**REQUIREMENTS:** Locate and copy each line in the data that contains the word "diagram".

**DATASET EXTRACT:**
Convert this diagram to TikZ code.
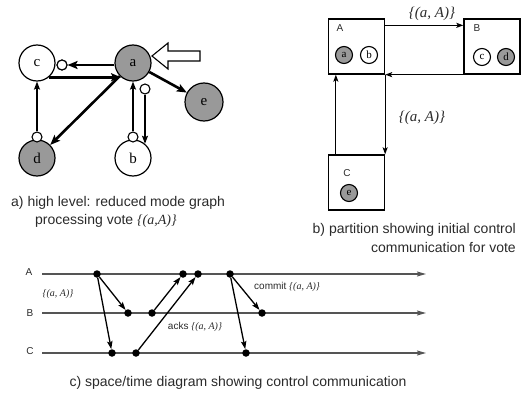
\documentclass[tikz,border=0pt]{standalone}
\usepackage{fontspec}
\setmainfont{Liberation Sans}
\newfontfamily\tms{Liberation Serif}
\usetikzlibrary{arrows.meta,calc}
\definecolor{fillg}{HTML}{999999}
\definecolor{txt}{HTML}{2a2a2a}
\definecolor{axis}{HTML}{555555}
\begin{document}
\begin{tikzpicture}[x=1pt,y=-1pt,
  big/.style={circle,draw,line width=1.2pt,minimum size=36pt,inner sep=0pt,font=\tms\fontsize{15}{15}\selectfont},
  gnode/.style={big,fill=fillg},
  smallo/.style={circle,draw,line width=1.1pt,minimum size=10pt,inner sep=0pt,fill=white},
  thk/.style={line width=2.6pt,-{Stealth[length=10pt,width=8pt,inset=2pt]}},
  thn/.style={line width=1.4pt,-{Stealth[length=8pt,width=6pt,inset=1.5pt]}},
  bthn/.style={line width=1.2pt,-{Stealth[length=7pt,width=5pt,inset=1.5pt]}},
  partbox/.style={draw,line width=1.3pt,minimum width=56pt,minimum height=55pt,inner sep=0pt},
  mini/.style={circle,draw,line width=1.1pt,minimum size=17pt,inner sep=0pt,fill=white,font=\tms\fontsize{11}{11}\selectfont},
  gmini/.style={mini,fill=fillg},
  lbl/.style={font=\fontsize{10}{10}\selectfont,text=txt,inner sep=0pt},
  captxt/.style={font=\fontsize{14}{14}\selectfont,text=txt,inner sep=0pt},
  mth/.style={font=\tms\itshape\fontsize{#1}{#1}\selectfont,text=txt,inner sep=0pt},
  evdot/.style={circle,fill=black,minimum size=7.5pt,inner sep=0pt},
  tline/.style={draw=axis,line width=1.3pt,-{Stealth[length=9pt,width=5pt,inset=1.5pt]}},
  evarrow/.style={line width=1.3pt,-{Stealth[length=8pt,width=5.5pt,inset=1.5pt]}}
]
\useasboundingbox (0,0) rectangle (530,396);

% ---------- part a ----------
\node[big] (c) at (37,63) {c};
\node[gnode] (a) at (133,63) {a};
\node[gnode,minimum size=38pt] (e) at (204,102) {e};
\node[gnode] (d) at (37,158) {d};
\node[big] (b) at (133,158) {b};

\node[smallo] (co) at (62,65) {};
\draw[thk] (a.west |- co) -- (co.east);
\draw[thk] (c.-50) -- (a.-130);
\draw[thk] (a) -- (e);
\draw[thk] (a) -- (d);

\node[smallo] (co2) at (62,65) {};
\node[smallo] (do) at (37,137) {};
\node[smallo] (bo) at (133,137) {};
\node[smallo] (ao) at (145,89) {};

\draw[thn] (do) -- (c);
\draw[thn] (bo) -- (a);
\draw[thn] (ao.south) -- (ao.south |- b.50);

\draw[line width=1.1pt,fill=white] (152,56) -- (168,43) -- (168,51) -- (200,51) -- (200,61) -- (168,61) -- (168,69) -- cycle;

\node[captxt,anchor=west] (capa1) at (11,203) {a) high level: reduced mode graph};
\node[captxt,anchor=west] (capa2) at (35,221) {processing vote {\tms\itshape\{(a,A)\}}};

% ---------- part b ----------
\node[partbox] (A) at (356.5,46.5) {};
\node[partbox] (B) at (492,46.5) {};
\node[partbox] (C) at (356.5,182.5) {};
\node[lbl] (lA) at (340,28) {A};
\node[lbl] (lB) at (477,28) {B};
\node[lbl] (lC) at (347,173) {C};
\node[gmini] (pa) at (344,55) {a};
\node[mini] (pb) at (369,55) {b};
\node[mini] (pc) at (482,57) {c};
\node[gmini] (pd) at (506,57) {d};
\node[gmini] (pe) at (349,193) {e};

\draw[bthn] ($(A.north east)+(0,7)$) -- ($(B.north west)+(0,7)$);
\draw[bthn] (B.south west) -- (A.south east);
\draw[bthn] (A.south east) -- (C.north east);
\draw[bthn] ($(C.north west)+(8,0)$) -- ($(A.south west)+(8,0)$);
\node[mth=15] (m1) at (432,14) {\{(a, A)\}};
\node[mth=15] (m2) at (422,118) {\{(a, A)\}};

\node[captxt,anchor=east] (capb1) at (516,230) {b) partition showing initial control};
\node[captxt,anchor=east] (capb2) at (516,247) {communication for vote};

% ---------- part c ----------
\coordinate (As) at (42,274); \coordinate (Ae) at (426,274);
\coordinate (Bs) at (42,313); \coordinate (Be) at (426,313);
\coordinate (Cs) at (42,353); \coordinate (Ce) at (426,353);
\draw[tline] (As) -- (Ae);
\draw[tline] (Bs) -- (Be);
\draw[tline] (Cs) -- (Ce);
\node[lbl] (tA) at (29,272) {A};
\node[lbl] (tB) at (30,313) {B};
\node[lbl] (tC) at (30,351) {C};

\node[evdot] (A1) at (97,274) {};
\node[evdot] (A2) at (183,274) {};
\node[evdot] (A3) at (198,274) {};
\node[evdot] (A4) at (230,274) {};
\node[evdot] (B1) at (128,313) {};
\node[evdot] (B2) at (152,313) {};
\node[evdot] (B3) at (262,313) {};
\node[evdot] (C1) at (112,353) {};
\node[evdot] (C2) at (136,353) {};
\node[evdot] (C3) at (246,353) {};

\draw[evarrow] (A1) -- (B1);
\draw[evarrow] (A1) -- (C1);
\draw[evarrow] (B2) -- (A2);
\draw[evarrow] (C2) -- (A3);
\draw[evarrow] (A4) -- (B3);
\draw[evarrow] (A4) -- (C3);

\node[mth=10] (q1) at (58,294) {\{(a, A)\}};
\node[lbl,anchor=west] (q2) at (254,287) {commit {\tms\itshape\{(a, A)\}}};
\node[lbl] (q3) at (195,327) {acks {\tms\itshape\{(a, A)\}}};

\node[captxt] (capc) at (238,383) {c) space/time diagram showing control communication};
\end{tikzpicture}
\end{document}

**ANSWER TO THIS TASK:**
Convert this diagram to TikZ code.
\node[captxt] (capc) at (238,383) {c) space/time diagram showing control communication};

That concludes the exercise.